--- Exercise prompt ---
Reproduce the listing below exactly. Pictures do not belong in the copy.
* * *
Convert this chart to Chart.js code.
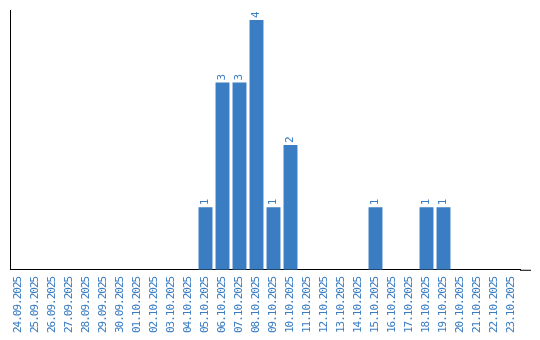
<!DOCTYPE html>
<html>
<head>
<meta charset="utf-8">
<script src="https://cdn.jsdelivr.net/npm/chart.js@4/dist/chart.umd.min.js"></script>
<style>
  html, body { margin: 0; padding: 0; background: #fff; }
  #wrap { width: 540px; height: 340px; }
</style>
</head>
<body>
<div id="wrap"><canvas id="days-chart"></canvas></div>
<script>
const days = [
  "24.09.2025", "25.09.2025", "26.09.2025", "27.09.2025", "28.09.2025",
  "29.09.2025", "30.09.2025", "01.10.2025", "02.10.2025", "03.10.2025",
  "04.10.2025", "05.10.2025", "06.10.2025", "07.10.2025", "08.10.2025",
  "09.10.2025", "10.10.2025", "11.10.2025", "12.10.2025", "13.10.2025",
  "14.10.2025", "15.10.2025", "16.10.2025", "17.10.2025", "18.10.2025",
  "19.10.2025", "20.10.2025", "21.10.2025", "22.10.2025", "23.10.2025",
];
const counts = [
  0, 0, 0, 0, 0,
  0, 0, 0, 0, 0,
  0, 1, 3, 3, 4,
  1, 2, 0, 0, 0,
  0, 1, 0, 0, 1,
  1, 0, 0, 0, 0,
];

const blue = "#3a7dc2";
const fontFamily = "'DejaVu Sans Mono', monospace";

// tighter letters, so the date labels come out tall and narrow
const tightText = {
  id: "tightText",
  beforeLayout(chart) { chart.ctx.letterSpacing = "-1px"; },
  beforeDraw(chart) { chart.ctx.letterSpacing = "-1px"; }
};

// value labels above the bars, rotated like the ticks
const valueLabels = {
  id: "valueLabels",
  afterDatasetsDraw(chart) {
    const ctx = chart.ctx;
    const meta = chart.getDatasetMeta(0);
    ctx.save();
    ctx.font = "11px " + fontFamily;
    ctx.fillStyle = blue;
    ctx.textAlign = "left";
    ctx.textBaseline = "middle";
    meta.data.forEach((bar, i) => {
      if (!counts[i]) return;
      ctx.save();
      ctx.translate(bar.x, bar.y - 2);
      ctx.rotate(-Math.PI / 2);
      ctx.fillText(String(counts[i]), 0, 0);
      ctx.restore();
    });
    ctx.restore();
  }
};

// the x axis line runs a bit past the last bar
const axisTail = {
  id: "axisTail",
  afterDraw(chart) {
    const a = chart.chartArea, ctx = chart.ctx;
    ctx.save();
    ctx.strokeStyle = "#000";
    ctx.lineWidth = 1;
    ctx.beginPath();
    ctx.moveTo(a.right, a.bottom + 0.5);
    ctx.lineTo(a.right + 11, a.bottom + 0.5);
    ctx.stroke();
    ctx.restore();
  }
};

new Chart(document.getElementById("days-chart"), {
  type: "bar",
  data: {
    labels: days,
    datasets: [{
      data: counts,
      backgroundColor: blue,
      categoryPercentage: 0.9,
      barPercentage: 0.91,
    }]
  },
  options: {
    responsive: true,
    maintainAspectRatio: false,
    animation: false,
    layout: { padding: { left: 10, right: 20, top: 10, bottom: 0 } },
    plugins: { legend: { display: false }, tooltip: { enabled: false } },
    scales: {
      x: {
        grid: { display: false, drawTicks: false },
        border: { display: true, color: "#000", width: 1 },
        ticks: {
          color: blue,
          font: { family: fontFamily, size: 11 },
          minRotation: 90,
          maxRotation: 90,
          autoSkip: false,
          padding: 7,
        }
      },
      y: {
        min: 0,
        max: 4.16,
        grid: { display: false, drawTicks: false },
        border: { display: true, color: "#000", width: 1 },
        ticks: { display: false }
      }
    }
  },
  plugins: [tightText, valueLabels, axisTail]
});
</script>
</body>
</html>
* * *
--- Finished task ---
Convert this chart to Chart.js code.
<!DOCTYPE html>
<html>
<head>
<meta charset="utf-8">
<script src="https://cdn.jsdelivr.net/npm/chart.js@4/dist/chart.umd.min.js"></script>
<style>
  html, body { margin: 0; padding: 0; background: #fff; }
  #wrap { width: 540px; height: 340px; }
</style>
</head>
<body>
<div id="wrap"><canvas id="days-chart"></canvas></div>
<script>
const days = [
  "24.09.2025", "25.09.2025", "26.09.2025", "27.09.2025", "28.09.2025",
  "29.09.2025", "30.09.2025", "01.10.2025", "02.10.2025", "03.10.2025",
  "04.10.2025", "05.10.2025", "06.10.2025", "07.10.2025", "08.10.2025",
  "09.10.2025", "10.10.2025", "11.10.2025", "12.10.2025", "13.10.2025",
  "14.10.2025", "15.10.2025", "16.10.2025", "17.10.2025", "18.10.2025",
  "19.10.2025", "20.10.2025", "21.10.2025", "22.10.2025", "23.10.2025",
];
const counts = [
  0, 0, 0, 0, 0,
  0, 0, 0, 0, 0,
  0, 1, 3, 3, 4,
  1, 2, 0, 0, 0,
  0, 1, 0, 0, 1,
  1, 0, 0, 0, 0,
];

const blue = "#3a7dc2";
const fontFamily = "'DejaVu Sans Mono', monospace";

// tighter letters, so the date labels come out tall and narrow
const tightText = {
  id: "tightText",
  beforeLayout(chart) { chart.ctx.letterSpacing = "-1px"; },
  beforeDraw(chart) { chart.ctx.letterSpacing = "-1px"; }
};

// value labels above the bars, rotated like the ticks
const valueLabels = {
  id: "valueLabels",
  afterDatasetsDraw(chart) {
    const ctx = chart.ctx;
    const meta = chart.getDatasetMeta(0);
    ctx.save();
    ctx.font = "11px " + fontFamily;
    ctx.fillStyle = blue;
    ctx.textAlign = "left";
    ctx.textBaseline = "middle";
    meta.data.forEach((bar, i) => {
      if (!counts[i]) return;
      ctx.save();
      ctx.translate(bar.x, bar.y - 2);
      ctx.rotate(-Math.PI / 2);
      ctx.fillText(String(counts[i]), 0, 0);
      ctx.restore();
    });
    ctx.restore();
  }
};

// the x axis line runs a bit past the last bar
const axisTail = {
  id: "axisTail",
  afterDraw(chart) {
    const a = chart.chartArea, ctx = chart.ctx;
    ctx.save();
    ctx.strokeStyle = "#000";
    ctx.lineWidth = 1;
    ctx.beginPath();
    ctx.moveTo(a.right, a.bottom + 0.5);
    ctx.lineTo(a.right + 11, a.bottom + 0.5);
    ctx.stroke();
    ctx.restore();
  }
};

new Chart(document.getElementById("days-chart"), {
  type: "bar",
  data: {
    labels: days,
    datasets: [{
      data: counts,
      backgroundColor: blue,
      categoryPercentage: 0.9,
      barPercentage: 0.91,
    }]
  },
  options: {
    responsive: true,
    maintainAspectRatio: false,
    animation: false,
    layout: { padding: { left: 10, right: 20, top: 10, bottom: 0 } },
    plugins: { legend: { display: false }, tooltip: { enabled: false } },
    scales: {
      x: {
        grid: { display: false, drawTicks: false },
        border: { display: true, color: "#000", width: 1 },
        ticks: {
          color: blue,
          font: { family: fontFamily, size: 11 },
          minRotation: 90,
          maxRotation: 90,
          autoSkip: false,
          padding: 7,
        }
      },
      y: {
        min: 0,
        max: 4.16,
        grid: { display: false, drawTicks: false },
        border: { display: true, color: "#000", width: 1 },
        ticks: { display: false }
      }
    }
  },
  plugins: [tightText, valueLabels, axisTail]
});
</script>
</body>
</html>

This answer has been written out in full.